“Your first 5 minutes decide everything.”
Think about the moment you first try a new service, app, or SaaS product.
Signup → First screen → First action.
That tiny window of time determines the fate of the product.
- If it feels too complicated? → “Ugh, too much work.” → You churn.
- If it feels too simple, without context? → “Pointless.” → You delete.
- If it feels engaging? → “Nice. I’ll keep using it.”
Research consistently shows that over 70% of new users decide whether to stay or leave within the first 5 minutes.
That makes onboarding UX not a minor design detail , but a battlefield for survival.
Too many teams underestimate onboarding. They assume a quick tutorial or a few feature pop-ups are enough. Reality says otherwise:
Context matters:
An intuitive social app vs. a complex financial SaaS require completely different approaches.
User needs differ:
Beginners and power users want very different onboarding flows.
Barriers are real:
Account creation, permission requests, personal data input — each can drive users away.
Onboarding isn’t just UI design. It’s a strategic mix of psychology and behavioral economics.
1. Deliver Value Instantly
Users ask themselves: “Is this worth my time?”
Notion shows ready-to-use templates on the very first screen, so users feel productive immediately.
Pinterest floods the first search with endless image feeds — signaling “Here’s your endless source of inspiration.”
2. Minimize Friction
Every unnecessary step kills conversion.
Slack originally let you create a team and start chatting with just an email verification.
Spotify allowed instant login with social accounts, so you could play your first song in seconds.
3. Build Toward Habits
A good first impression isn’t enough , users need reasons to come back.
Duolingo gamifies language learning and sends push notifications to create a “5 minutes a day” routine.
Todoist sends morning reminders, naturally turning task management into a daily ritual.
Notion
→ “Let them use it right away.” Templates replace tutorials, encouraging hands-on learning.
Robinhood
→ “Reward expectation.” New users received a free stock, making the app instantly rewarding.
Canva
→ “Visual achievement.” Instead of slides, users drag-and-drop images from the first screen ,feeling like a designer from the start.
Why do so many startups lose the onboarding war? Common pitfalls include:
- Feature dumps:
Endless explanations bore users.
- Excessive data requests:
Asking for phone numbers, IDs, or credit cards upfront drives people away.
- Overlong tutorials:
10-slide walkthroughs are skipped instantly.
- No real value:
Fancy animations don’t matter if the core product feels empty.

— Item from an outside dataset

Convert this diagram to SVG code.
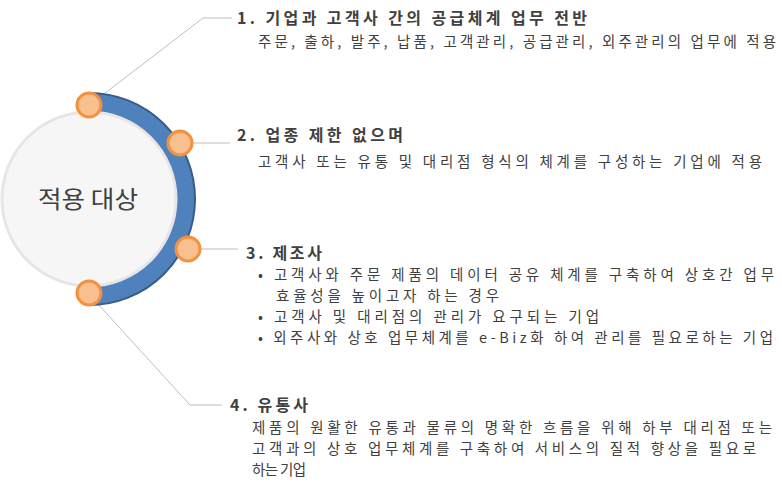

Onboarding will soon move beyond a static “signup flow.” The future is personalized, AI-powered onboarding.
AI observes first actions, then surfaces the most relevant features.
AI auto-completes setup, inferring data without endless forms.
Multi-agent AI could soon set up an entire workflow on behalf of the user.
In short, onboarding will shift from “time the user spends learning” → to “time AI spends preparing.”
A startup’s success or obscurity ultimately hinges on those first 5 minutes of UX.
Onboarding is not about pretty screens. It’s about delivering immediate value, removing friction, and designing for habit formation.
So the real question every startup must answer is:
“What does our first 5 minutes promise to the user?”